Financial Fraud Detection
Financial fraud detection is an evolving field in which it is desirable to stay ahead of the perpetrators. Additionally, it is evident that there are still facets of intelligent fraud detection that have not been investigated. In this section we present some of the key issues associated with financial fraud detection and suggest areas for future research. Some of the identified issues and challenges are as follows:
Typical classification problems: CI and data mining-based financial fraud detection is subject to the same issues as other classification problems, such as feature selection, parameter tuning, and analysis of the problem domain.
Fraud types and detection methods: Financial fraud is a diverse field and there has been a large imbalance in both fraud types and detection methods studied: some have been studied extensively while others, such as hybrid methods, have only been looked at superficially.
Privacy considerations: Financial fraud is a sensitive topic and stakeholders are reluctant to share information on the subject. This has led to experimental issues such as undersampling.

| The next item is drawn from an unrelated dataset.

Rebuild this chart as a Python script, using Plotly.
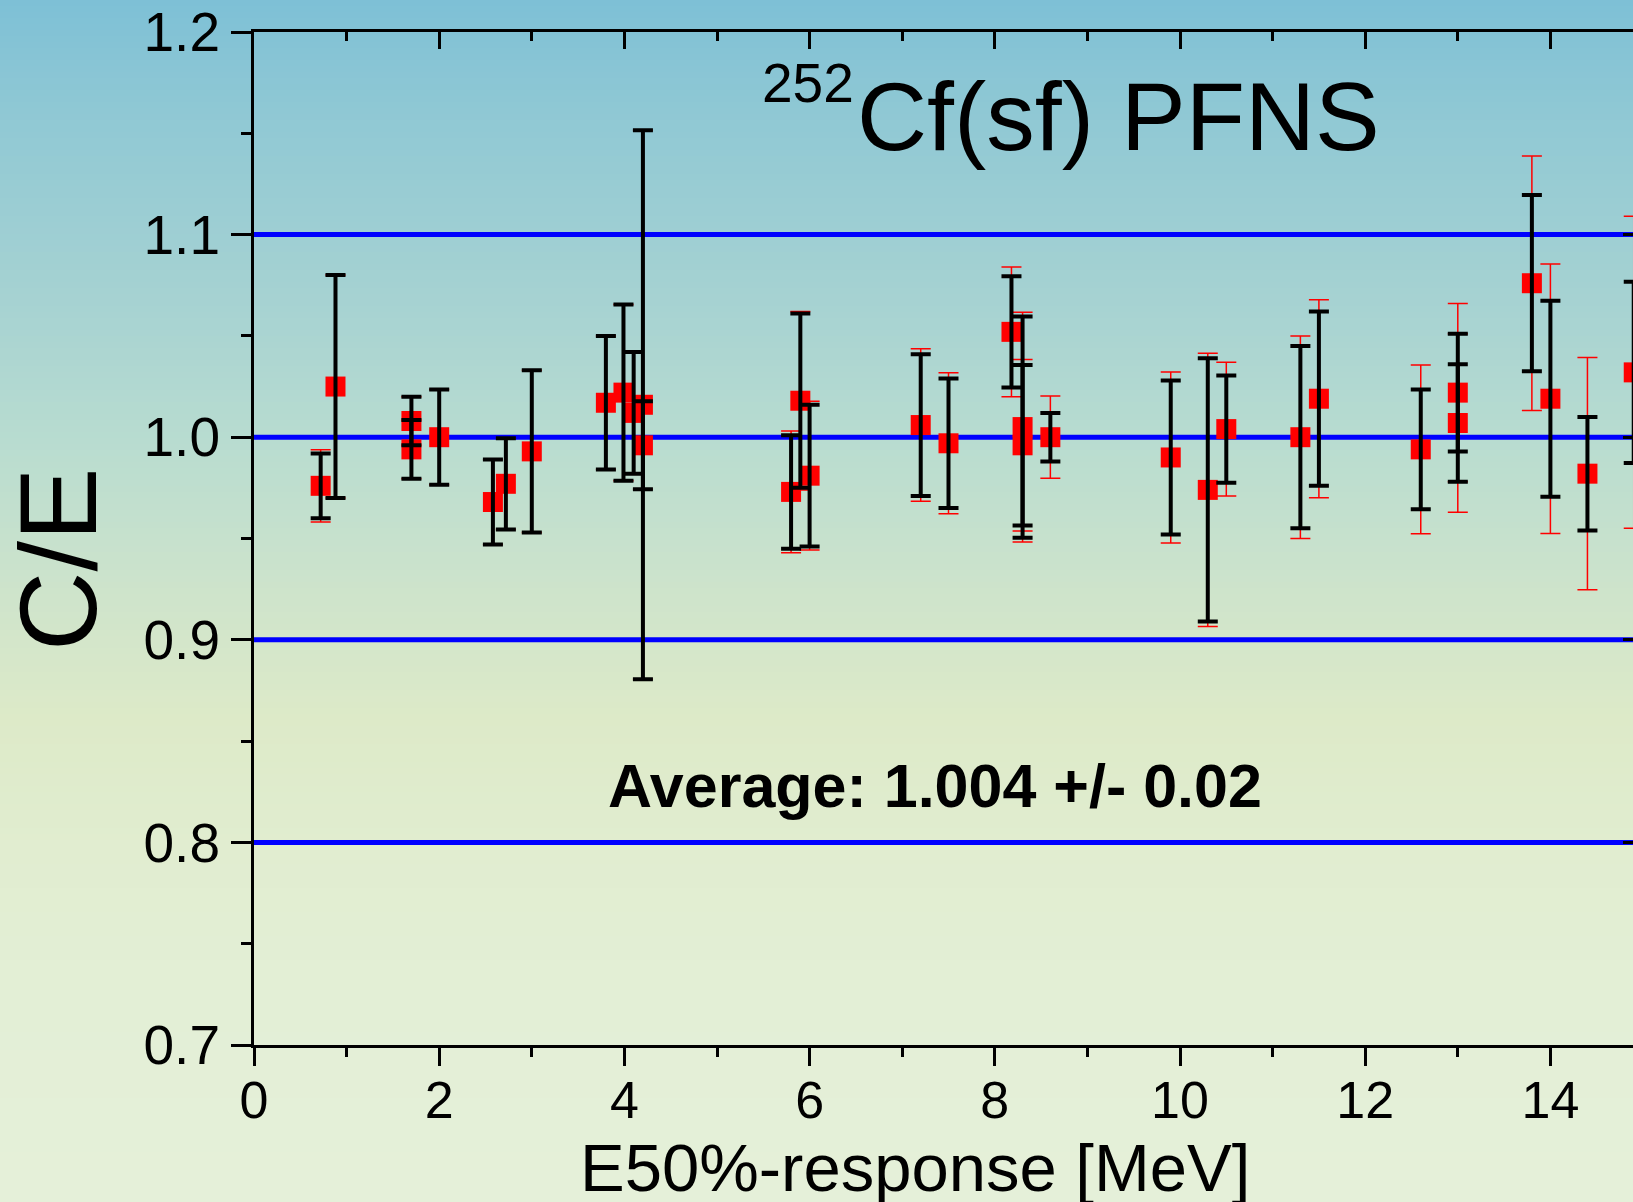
import numpy as np
import plotly.graph_objects as go

# ---------------- data ----------------
energy = [0.72, 0.88, 1.7, 1.7, 2.0, 2.58, 2.72, 3.0, 3.8, 3.99, 4.1, 4.2, 4.2,
          5.8, 5.9, 6.0, 7.2, 7.5, 8.18, 8.3, 8.3, 8.6, 9.9, 10.3, 10.5,
          11.3, 11.5, 12.6, 13.0, 13.0, 13.8, 14.0, 14.4, 14.9]
ce_ratio = [0.976, 1.025, 1.008, 0.994, 1.000, 0.968, 0.977, 0.993, 1.017, 1.022, 1.012, 1.016, 0.996,
            0.973, 1.018, 0.981, 1.006, 0.997, 1.052, 1.005, 0.996, 1.000, 0.990, 0.974, 1.004,
            1.000, 1.019, 0.994, 1.022, 1.007, 1.076, 1.019, 0.982, 1.032]
err_black = [0.016, 0.055, 0.012, 0.0145, 0.0235, 0.021, 0.0225, 0.040, 0.033, 0.0435, 0.030, 0.1355, 0.0217,
             0.028, 0.043, 0.035, 0.035, 0.032, 0.0275, 0.0546, 0.0396, 0.012, 0.038, 0.065, 0.0265,
             0.045, 0.043, 0.0296, 0.029, 0.029, 0.0435, 0.0484, 0.028, 0.0447]
err_red = [0.0178, 0.055, 0.012, 0.0145, 0.0235, 0.021, 0.0225, 0.040, 0.033, 0.0435, 0.030, 0.1355, 0.0217,
           0.030, 0.044, 0.0367, 0.0376, 0.0348, 0.032, 0.0567, 0.0423, 0.0203, 0.0422, 0.0674, 0.033,
           0.050, 0.0489, 0.0416, 0.044, 0.044, 0.0628, 0.0665, 0.0573, 0.077]
ref_levels = [0.8, 0.9, 1.0, 1.1]
x_ticks = [0, 2, 4, 6, 8, 10, 12, 14]
y_ticks = [0.7, 0.8, 0.9, 1.0, 1.1, 1.2]

# ---------------- layout geometry ----------------
VIEW_W = 1633           # browser window width; the frame's right edge lies just beyond it
W, H = 1643, 1202
ML, MR, MT, MB = 254, 0, 32, 157
X_RANGE = [0, 15]
Y_RANGE = [0.7, 1.2]
PW, PH = W - ML - MR, H - MT - MB
FONT = "Liberation Sans, Arial, sans-serif"


def pxx(px):
    return (px - ML) / PW


def pxy(py):
    return (H - MB - py) / PH


# background gradient (blue top -> pale green bottom)
stop_py = [0, 110, 300, 440, 600, 720, 850, 1000, 1202]
stop_rgb = [(126, 192, 214), (143, 200, 212), (166, 210, 210), (184, 220, 208),
            (207, 228, 203), (221, 234, 200), (225, 237, 208), (227, 239, 214), (229, 240, 217)]
shapes = []
step = 6
for top in range(0, H, step):
    mid = top + step / 2
    r, g, b = (int(round(np.interp(mid, stop_py, [c[i] for c in stop_rgb]))) for i in range(3))
    shapes.append(dict(type="rect", xref="paper", yref="paper", layer="below",
                       x0=pxx(-5), x1=pxx(W + 5), y0=pxy(top + step + 1), y1=pxy(top),
                       fillcolor=f"rgb({r},{g},{b})", line=dict(width=0)))
for lv in ref_levels:
    shapes.append(dict(type="line", xref="paper", yref="y", layer="below",
                       x0=0, x1=1, y0=lv, y1=lv, line=dict(color="#0000ff", width=5)))

fig = go.Figure()
# red squares with thin red (total) error bars
fig.add_trace(go.Scatter(
    x=energy, y=ce_ratio, mode="markers",
    marker=dict(symbol="square", size=20, color="#ff0000", line=dict(width=0)),
    error_y=dict(type="data", array=err_red, symmetric=True, color="#ff0000",
                 thickness=1.5, width=10),
    showlegend=False, hoverinfo="skip"))
# thick black error bars drawn on top (overlaid axes that carry the inner ticks)
fig.add_trace(go.Scatter(
    x=energy, y=ce_ratio, mode="markers", xaxis="x2", yaxis="y2",
    marker=dict(size=2, color="rgba(0,0,0,0)"),
    error_y=dict(type="data", array=err_black, symmetric=True, color="#000000",
                 thickness=4, width=10),
    showlegend=False, hoverinfo="skip"))

axis_common = dict(showgrid=False, zeroline=False, showline=True, linecolor="black",
                   linewidth=3, tickcolor="black", tickwidth=3)

fig.update_layout(
    width=W, height=H,
    margin=dict(l=ML, r=MR, t=MT, b=MB, pad=0),
    paper_bgcolor="rgb(229,240,217)", plot_bgcolor="rgba(0,0,0,0)",
    font=dict(family=FONT, color="black"),
    shapes=shapes,
    xaxis=dict(range=X_RANGE, tickvals=x_ticks, ticks="outside", ticklen=18,
               ticklabelstandoff=-10,
               tickfont=dict(size=52, family=FONT, color="black"),
               minor=dict(dtick=1, tick0=0, ticks="outside", ticklen=9, tickwidth=3,
                          tickcolor="black", showgrid=False),
               **axis_common),
    yaxis=dict(range=Y_RANGE, tickvals=y_ticks, tickformat=".1f", ticks="outside", ticklen=20,
               tickfont=dict(size=55, family=FONT, color="black"),
               minor=dict(dtick=0.05, tick0=0.7, ticks="outside", ticklen=10, tickwidth=3,
                          tickcolor="black", showgrid=False),
               **axis_common),
    xaxis2=dict(range=X_RANGE, overlaying="x", side="top", anchor="y2", tickvals=x_ticks,
                ticks="inside", ticklen=17, showticklabels=False,
                minor=dict(dtick=1, tick0=0, ticks="inside", ticklen=9, tickwidth=3,
                           tickcolor="black", showgrid=False),
                **axis_common),
    yaxis2=dict(range=Y_RANGE, overlaying="y", side="right", anchor="x2", tickvals=y_ticks,
                ticks="inside", ticklen=20, showticklabels=False,
                minor=dict(dtick=0.05, tick0=0.7, ticks="inside", ticklen=10, tickwidth=3,
                           tickcolor="black", showgrid=False),
                **axis_common),
    annotations=[
        dict(text="Cf(sf) PFNS", xref="paper", yref="paper", x=pxx(855), y=pxy(116.7),
             xanchor="left", yanchor="middle", showarrow=False,
             font=dict(size=97, family=FONT, color="black")),
        dict(text="252", xref="paper", yref="paper", x=pxx(760), y=pxy(83.5),
             xanchor="left", yanchor="middle", showarrow=False,
             font=dict(size=55, family=FONT, color="black")),
        dict(text="<b>Average: 1.004 +/- 0.02</b>", xref="paper", yref="paper",
             x=pxx(935), y=pxy(786), xanchor="center", yanchor="middle", showarrow=False,
             font=dict(size=61, family=FONT, color="black")),
        dict(text="E50%-response [MeV]", xref="paper", yref="paper",
             x=pxx(914.5), y=pxy(1167), xanchor="center", yanchor="middle", showarrow=False,
             font=dict(size=67, family=FONT, color="black")),
        dict(text="C/E", xref="paper", yref="paper", textangle=-90,
             x=pxx(57), y=pxy(559), xanchor="center", yanchor="middle", showarrow=False,
             font=dict(size=110, family=FONT, color="black")),
    ],
)

# remove the default page margin and let the window crop the frame's right edge
post = ("document.body.style.margin='0';"
        "document.documentElement.style.overflow='hidden';"
        "document.body.style.overflow='hidden';")
fig.write_html("out.html", post_script=post, config={"displayModeBar": False})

Computational performance: As a high-cost problem it is desirable for financial fraud to be detected immediately. Very little research has been conducted on the computational performance of fraud detection methods for use in real-time situations.
Evolving problem: Fraudsters are continually modifying their techniques to remain undetected. As such detection methods are required to be able to constantly adapt to new fraud techniques.
Disproportionate misclassification costs: Fraud detection is primarily a classification problem with a vast difference in misclassification costs. Research on the performance of detection methods with respect to this factor is an area which needs further attention.
Generic framework: Given that there are many varieties of fraud, a generic
framework which can be applied to multiple fraud categories would be valuable.